In response to an inquiry about the allegations, the Hermitage Club said they “vehemently deny any wrong doing,” and say they have also filed complaints regarding Balewicz. “The Hermitage Club does not, as a matter of policy, comment on personnel matters,” a company representative said. “We will confirm, however, that the complainant was terminated for cause after following institution of, and a failure to meet, the terms of a performance improvement plan, and after consumer complaints against the employee were brought to light. Hermitage Club Realty has also filed numerous complaints with the Vermont Real Estate Commission concerning the employee in connection with alleged illegal real estate practices, improper transfer of real estate listings, and inappropriate escrow procedures.”

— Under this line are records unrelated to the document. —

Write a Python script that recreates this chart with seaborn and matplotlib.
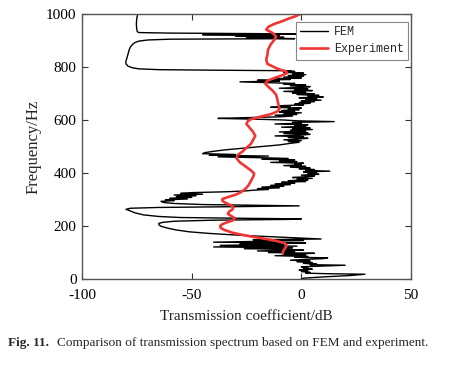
import matplotlib
matplotlib.use("Agg")
import matplotlib.pyplot as plt
import seaborn as sns

# FEM simulation: frequency (Hz) vs transmission coefficient (dB)
fem_freq = [0, 3, 8, 13, 18, 20, 22, 25, 28, 31, 34, 37, 40, 43, 46, 49, 52, 54, 56, 59,
            62, 65, 68, 71, 74, 77, 80, 82, 85, 88, 91, 94, 97, 100, 103, 106, 109, 112, 115, 118,
            121, 124, 127, 130, 133, 136, 139, 142, 145, 148, 151,
            155, 160, 166, 172, 178, 185, 192, 199, 205, 210, 214, 218, 222, 225, 227, 229, 232, 236, 242,
            250, 257, 263, 267, 270, 273, 276, 278, 281, 285, 289, 293, 296, 299, 302, 305, 308, 311, 314, 317,
            320, 323, 326, 329, 332, 335, 338, 341, 344, 347, 350, 353, 356, 359, 362, 365, 368, 371, 374, 377,
            380, 383, 386, 389, 392, 395, 398, 401, 404, 407, 410, 413, 416, 419, 422, 425, 428, 431, 434, 437,
            440, 443, 446, 449, 452, 455, 458, 461, 464, 467, 470, 473, 477, 482, 488, 494, 500, 506, 512, 516,
            519, 522, 525, 528, 531, 534, 537, 540, 543, 546, 549, 552, 555, 558, 561, 564, 567, 570, 573, 576,
            579, 582, 585, 588, 591, 594, 597, 600, 603, 606, 609, 612, 615, 618, 621, 624, 627, 630, 633, 636,
            639, 642, 645, 648, 651, 654, 657, 660, 663, 666, 669, 672, 675, 678, 681, 684, 687, 690, 693, 696,
            699, 702, 705, 708, 711, 714, 717, 720, 723, 726, 729, 732, 735, 738, 741, 744, 747, 750, 753, 756,
            759, 762, 765, 768, 771, 774, 777, 780, 783, 786, 788, 790, 793, 797, 803, 812, 822, 835, 850, 865,
            875, 885, 892, 898, 902, 905, 906, 907, 910, 913, 916, 919, 922, 924, 926, 928, 930, 933, 940, 955,
            970, 985, 1000]
fem_db = [0, 1, 10, 22, 29, 12, 2, 4, 0, 3, -1, 5, 1, 3, 0, 10, 20, 4, 7, 1,
          5, -2, 4, -5, 2, 10, 12, -3, 3, -12, 2, -8, 6, -15, -3, -20, 1, -10, -26, -4,
          -40, -2, -37, -8, -28, 2, -40, -18, 1, -22, 9,
          -2, -15, -30, -42, -51, -57, -61, -64, -65, -65, -63, -58, -40, -5, 0, -25, -55, -65, -72,
          -76, -78, -80, -78, -65, -30, -1, -20, -45, -58, -63, -64, -58, -62, -52, -60, -50, -57, -48, -58,
          -45, -55, -50, -35, -26, -22, -15, -20, -10, -18, -8, -14, -5, -12, -3, -9, 2, -6, 3, -2,
          5, -4, 2, 6, 0, 8, 3, 7, 1, 13, 2, 6, -1, 4, -5, 2, -8, 0, -3, 1,
          -14, -2, -10, -3, -18, -6, -20, -38, -15, -42, -30, -45, -44, -40, -34, -26, -18, -10, -5, -1,
          -6, 0, -8, -2, 3, -6, 1, -12, 0, 4, -8, 3, -10, 2, -5, 5, -4, 4, -9, 2,
          -3, 3, -12, 0, -4, 15, -2, -8, -20, -38, -25, -10, -4, -12, -2, -8, 0, -10, -3, -9,
          -1, -6, 0, -14, -5, -10, 1, -3, 4, -1, 6, 0, 9, 2, 7, -1, 10, 3, 8, -2,
          6, -4, 2, -8, 5, -3, 3, -10, 0, 4, -5, 2, -8, -3, -15, -28, -10, -20, -5, -12,
          0, -8, 1, -6, 2, -4, 1, -8, -3, -5, -40, -65, -74, -77, -79, -80, -80, -79.5, -79, -78.5,
          -78, -77, -76, -74, -70, -60, -30, -3, -25, -8, -30, -10, -45, 2, -20, -60, -74, -74.8, -75, -75.2,
          -75.2, -75, -74.6]

# Experiment: frequency (Hz) vs transmission coefficient (dB)
exp_freq = [97, 105, 115, 122, 128, 135, 145, 155, 165, 175, 185, 193, 200, 207, 215, 222, 230, 238, 246, 254,
            262, 270, 278, 287, 295, 302, 309, 318, 328, 340, 355, 370, 385, 398, 410, 425, 440, 455, 468, 480,
            495, 510, 525, 540, 555, 570, 585, 595, 603, 612, 622, 632, 642, 660, 680, 695, 710, 725, 738, 748,
            758, 768, 777, 784, 792, 802, 812, 828, 845, 865, 885, 903, 915, 928, 941, 952, 962, 972, 982, 992,
            1000]
exp_db = [-8.5, -8.3, -7.5, -6.9, -6.8, -7.5, -12, -19, -26, -31.5, -35, -36.8, -37, -36, -33.5, -31, -30.5, -32, -33.5, -33,
          -31.5, -31, -32, -34.5, -36, -36, -33.5, -30, -27.5, -25.5, -24, -23, -22, -21.5, -23, -25.5, -28, -29.5, -29, -27,
          -25, -23, -22, -21, -22, -23.5, -25, -24.5, -23, -19, -14, -11, -10, -10.5, -11, -11.5, -13, -15, -16.5, -15.5,
          -12.5, -9, -6.5, -7, -10.5, -13, -15.5, -16, -15.5, -15.2, -14, -12.3, -11.5, -13, -16, -15, -12.5, -9, -6, -2.5,
          -0.5]

sns.set_style("ticks")
plt.rcParams["font.family"] = ["Liberation Serif", "DejaVu Serif"]
plt.rcParams["axes.unicode_minus"] = False

fig = plt.figure(figsize=(4.61, 3.65), dpi=100)
ax = fig.add_axes([0.178, 0.2356, 0.7135, 0.726])

sns.lineplot(x=fem_db, y=fem_freq, sort=False, estimator=None, color="black",
             linewidth=1.0, label="FEM", ax=ax)
sns.lineplot(x=exp_db, y=exp_freq, sort=False, estimator=None, color="#f03535",
             linewidth=1.9, label="Experiment", ax=ax)

ax.set_xlim(-100, 50)
ax.set_ylim(0, 1000)
ax.set_xticks([-100, -50, 0, 50])
ax.set_yticks([0, 200, 400, 600, 800, 1000])
ax.tick_params(direction="in", length=4, width=0.8, colors="#333333", labelsize=11,
               top=True, right=True, labelcolor="black")
ax.tick_params(axis="y", pad=4)
ax.tick_params(axis="x", pad=7)
for s in ax.spines.values():
    s.set_color("#555555")
    s.set_linewidth(1.0)

ax.set_xlabel("Transmission coefficient/dB", fontsize=11, labelpad=6)
ax.set_ylabel("Frequency/Hz", fontsize=12, labelpad=3)

leg = ax.legend(loc="upper right", bbox_to_anchor=(0.992, 0.97), borderaxespad=0,
                fancybox=False, framealpha=1, edgecolor="#888888",
                prop={"family": "Liberation Mono", "size": 8.5},
                handlelength=2.4, handletextpad=0.5, borderpad=0.35, labelspacing=0.45)
leg.get_frame().set_linewidth(0.8)

fig.text(0.017, 0.06, "Fig. 11.", fontsize=9.5, fontweight="bold", va="center",
         family=["Liberation Serif", "DejaVu Serif"])
fig.text(0.124, 0.06, "Comparison of transmission spectrum based on FEM and experiment.",
         fontsize=9.5, va="center", family=["Liberation Serif", "DejaVu Serif"])

fig.savefig("out.png", dpi=100)
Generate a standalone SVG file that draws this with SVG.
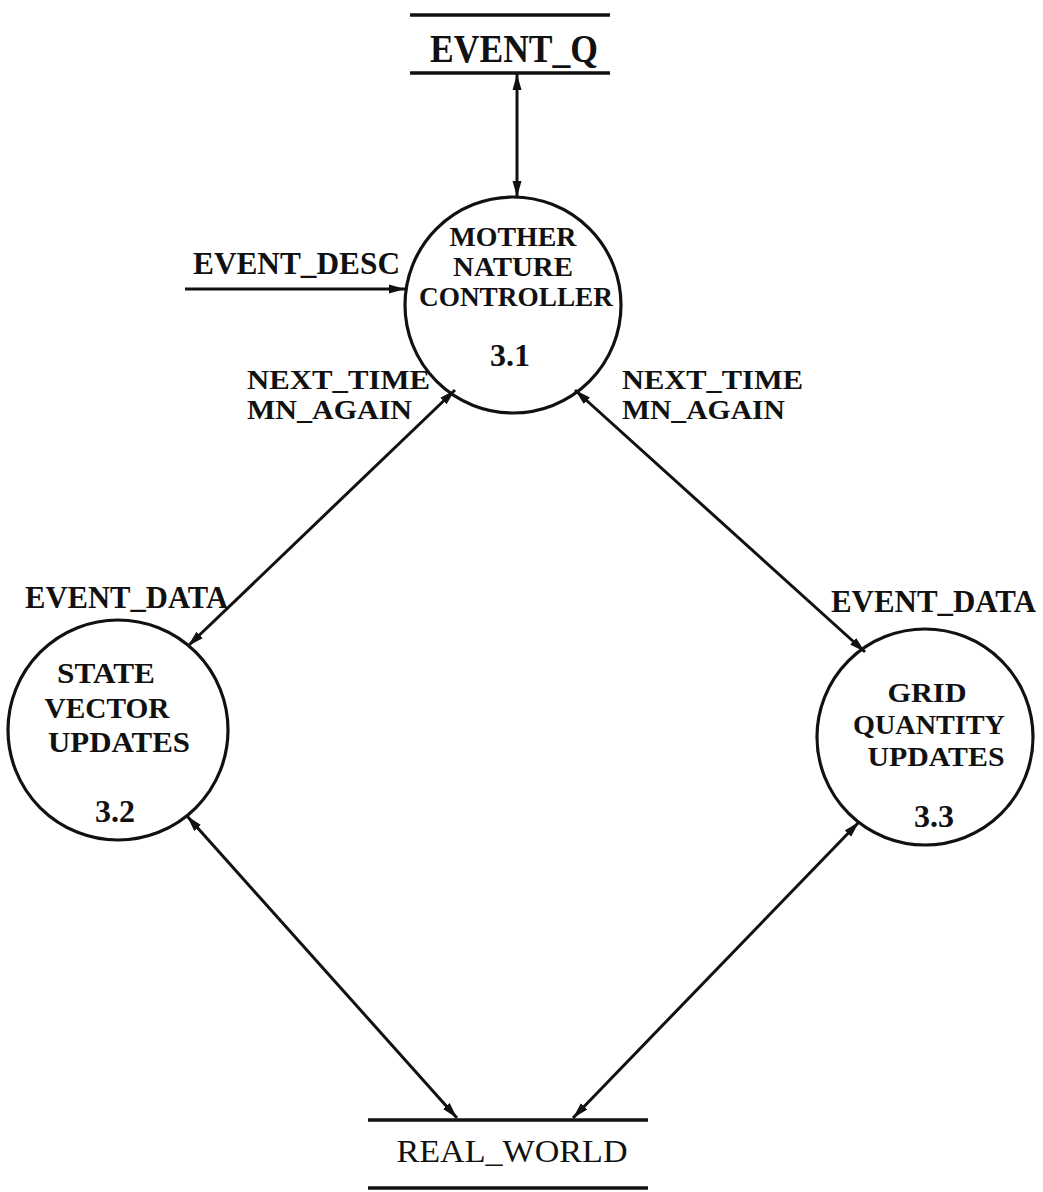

Balewicz responded that the Hermitage Club’s allegations were “spin,” and said the “transfer of real estate listings” the Hermitage Club called improper was actually an automatic action by the New England Real Estate Network’s Multiple Listing Service.
The listings could not stay with Hermitage Club Realty because, Balewicz said, when he left the firm there was no broker of record, and Hermitage Club Realty was considered inactive until a new broker was named.
Balewicz also said there were no transactions requiring escrow during his tenure, and that, to his knowledge, Barnes was the only person with access to the escrow account.